Tintin découvrant Edward Saïd...


« L’Orientalisme n’est donc pas un simple thème ou domaine politique reflété passivement par la culture, l’érudition ou les institutions; il n’est pas non plus une collection vaste et diffuse de textes sur l’Orient; il ne représente pas, il n’exprime pas quelque infâme complot impérialiste « occidental » destiné à opprimer le monde « oriental ».

C'est plutôt la distribution d’une certaine conception géo-économique dans des textes d’esthétique, d’érudition, d’économie, de sociologie, d’histoire et de philologie; c’est l’élaboration non seulement d’une distinction géographique (le monde est composé de deux moitiés inégales: l’Orient et l’Occident), mais aussi de toute une série d’« intérêts » que non seulement il crée, mais encore entretient par des moyens tels que les découvertes érudites, la reconstruction philologique, l’analyse psychologique, la description de paysages et la description sociologique.

Il est (plutôt qu’il n’exprime) une certaine volonté ou intention de comprendre, parfois de maîtriser, de manipuler, d’incorporer même, ce qui est un monde manifestement différent (ou autre et nouveau); surtout, il est un discours qui n’est pas du tout en relation de correspondance directe avec le pouvoir politique brut, mais qui, plutôt, est produit et existe au cours d’un échange inégal avec différentes sortes de pouvoirs, qui est formé jusqu’à un certain point par l’échange avec le pouvoir politique (comme dans l’establishment colonial ou impérial), avec le pouvoir intellectuel (comme dans les sciences régnantes telles que la linguistique, l’anatomie comparées, ou l’une quelconque des sciences politiques modernes), avec le pouvoir culturel (comme dans les orthodoxies et les canons qui régissent le goût, les valeurs, les textes), la puissance morale (comme dans les idées de ce que « nous » faisons et de ce qu’« ils » ne peuvent faire ou comprendre comme nous).
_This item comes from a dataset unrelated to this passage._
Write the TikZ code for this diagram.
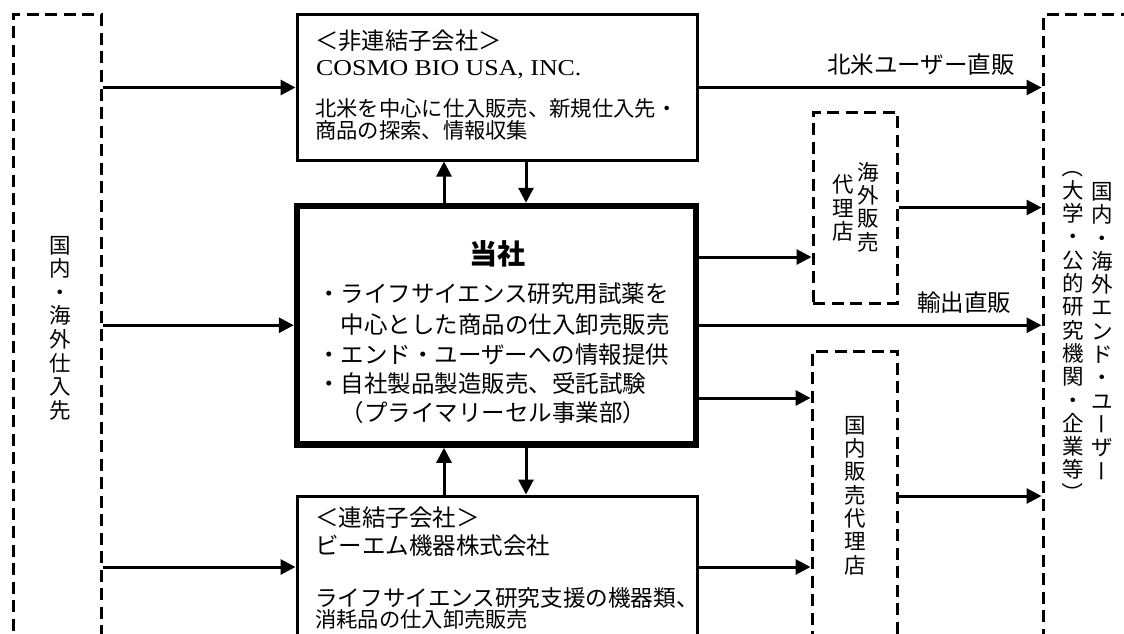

En fait, ma thèse est que l’orientalisme est - et non seulement représente – une dimension considérable de la culture politique et intellectuelle moderne et que, comme tel, il a moins de rapports avec l’Orient qu’avec « notre » monde.

Je m’efforce ainsi de montrer que la culture européenne s’est renforcée et a précisé son identité en se démarquant d’un Orient qu’elle prenait comme une forme d’elle-même inférieure et refoulée. »

[Edward Saïd, L'Orientalisme]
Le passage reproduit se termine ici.